Thursday November 19, 3pm – 4.30, Online via Zoom
National web is the idea that our online experience remains profoundly shaped by geographical, cultural, and political borders: online spaces emerge as series of country-, language-, and community-specific spheres, organized and structured by search engines, platforms, and devices used to access them. Just like diasporic collectives mobilise among those living outside their country of origin, national web is also an entity that emerges and exists in flux, through the production and circulation of culturally significant content and genres. This similarity between both entities – diasporas and national webs – make their relationship a novel object of empirical inquiry. A wealth of textual and visual data, produced in the process of mediated communication among diasporic actors, turn social media into a point of entry for studying national webs. In this talk, I explore hyperlinking behaviours among Ukrainian Canadians to map geographic, linguistic, and political boundaries of the Ukrainian national web. Shedding light on the spaces and cultures of diasporic mobilisation in the digital age, I identify distinct web spheres that mediate the Ukrainian Canadians’ relationship to their country of origin.

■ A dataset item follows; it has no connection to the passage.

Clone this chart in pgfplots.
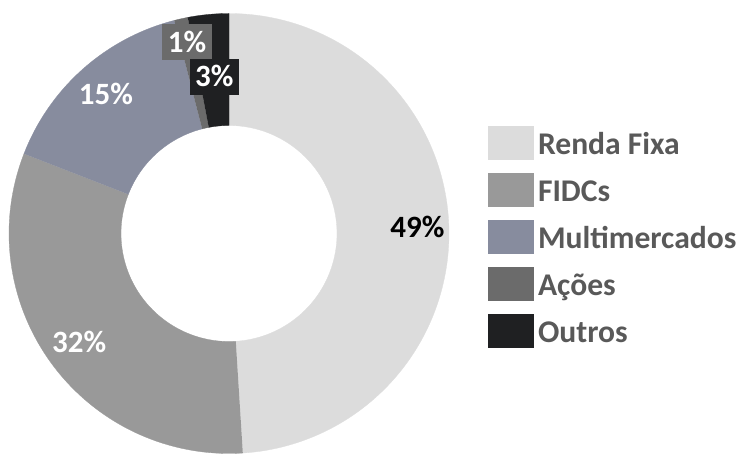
\documentclass[border=0pt]{standalone}
\usepackage{pgfplots}
\pgfplotsset{compat=1.18}
\usepackage{fontspec}
\setmainfont{Carlito}
\definecolor{cRF}{HTML}{DCDCDC}
\definecolor{cFI}{HTML}{999999}
\definecolor{cMM}{HTML}{878C9E}
\definecolor{cAC}{HTML}{6B6B6B}
\definecolor{cOU}{HTML}{1F2022}
\definecolor{legtext}{HTML}{595959}
\newcommand\lbl{\fontsize{31bp}{37bp}\selectfont\bfseries}
\newcommand\leg{\fontsize{31.6bp}{37bp}\selectfont\bfseries}
% shares in percent
\def\vRF{49.0}
\def\vFI{31.9}
\def\vMM{15.1}
\def\vAC{1.0}
\def\vOU{3.0}
% ring sector: colour, cumulative start, cumulative end (percent, clockwise from top)
\newcommand{\sector}[3]{%
\addplot[fill=#1, draw=#1, line width=0.3bp, samples at={0,1,...,241}, variable=\t, forget plot]
 ({229+(\t<=120.5 ? 220 : 108)*cos(90-3.6*(\t<=120.5 ? (#2)+((#3)-(#2))*\t/120 : (#3)-((#3)-(#2))*(\t-121)/120))},
  {220.5+(\t<=120.5 ? 220 : 108)*sin(90-3.6*(\t<=120.5 ? (#2)+((#3)-(#2))*\t/120 : (#3)-((#3)-(#2))*(\t-121)/120))});
}
\begin{document}
\begin{tikzpicture}
\begin{axis}[
  width=747bp, height=454bp, scale only axis,
  xmin=0, xmax=747, ymin=0, ymax=454,
  hide axis, clip=false,
  legend image code/.code={\fill[#1] (0bp,-15bp) rectangle (46bp,19bp);},
  legend cell align=left,
  legend style={at={(0.6533,0.7225)}, anchor=north west, draw=none, fill=none,
    inner sep=0pt, outer sep=0pt, row sep=13bp, column sep=4bp,
    nodes={inner sep=0pt, text height=20bp, text depth=0pt, font=\leg, text=legtext}},
]
\path (rel axis cs:0,0) rectangle (rel axis cs:1,1);
\sector{cRF}{0}{\vRF}
\sector{cFI}{\vRF}{\vRF+\vFI}
\sector{cMM}{\vRF+\vFI}{\vRF+\vFI+\vMM}
\sector{cAC}{\vRF+\vFI+\vMM}{\vRF+\vFI+\vMM+\vAC}
\sector{cOU}{\vRF+\vFI+\vMM+\vAC}{100}
\addlegendimage{fill=cRF, draw=none}\addlegendentry{Renda Fixa}
\addlegendimage{fill=cFI, draw=none}\addlegendentry{FIDCs}
\addlegendimage{fill=cMM, draw=none}\addlegendentry{Multimercados}
\addlegendimage{fill=cAC, draw=none}\addlegendentry{Ações}
\addlegendimage{fill=cOU, draw=none}\addlegendentry{Outros}
\tikzset{pct/.style={font=\lbl, inner sep=0pt, text height=20bp, text depth=0pt}}
\node[pct, text=black] at (axis cs:417.5,226.7) {49\%};
\node[pct, text=white] at (axis cs:79.2,111.7) {32\%};
\node[pct, text=white] at (axis cs:106,359) {15\%};
\node[pct, text=white, fill=cAC, inner xsep=5.5bp, inner ysep=8bp] at (axis cs:187,411.5) {1\%};
\node[pct, text=white, fill=cOU, inner xsep=5.5bp, inner ysep=8bp] at (axis cs:214.2,377) {3\%};
\end{axis}
\end{tikzpicture}
\end{document}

Olga Boichak is a sociologist of digital media and a Lecturer in Digital Cultures at the University of Sydney. Her primary interest lies in networks, discourses, and cultures of activism in the digital age; she fuses ethnographic and computational methods to study activist collectives in the deeply mediatized contexts of war, arts, and religion. Olga holds a doctorate in social science from Syracuse University (U.S.) and has published on digitally mediated identity building, diasporic activism, state legitimacy, and algorithmic surveillance. She is currently working on a book project that explores the role of digital cultures in decolonial geopolitics in contemporary Ukraine.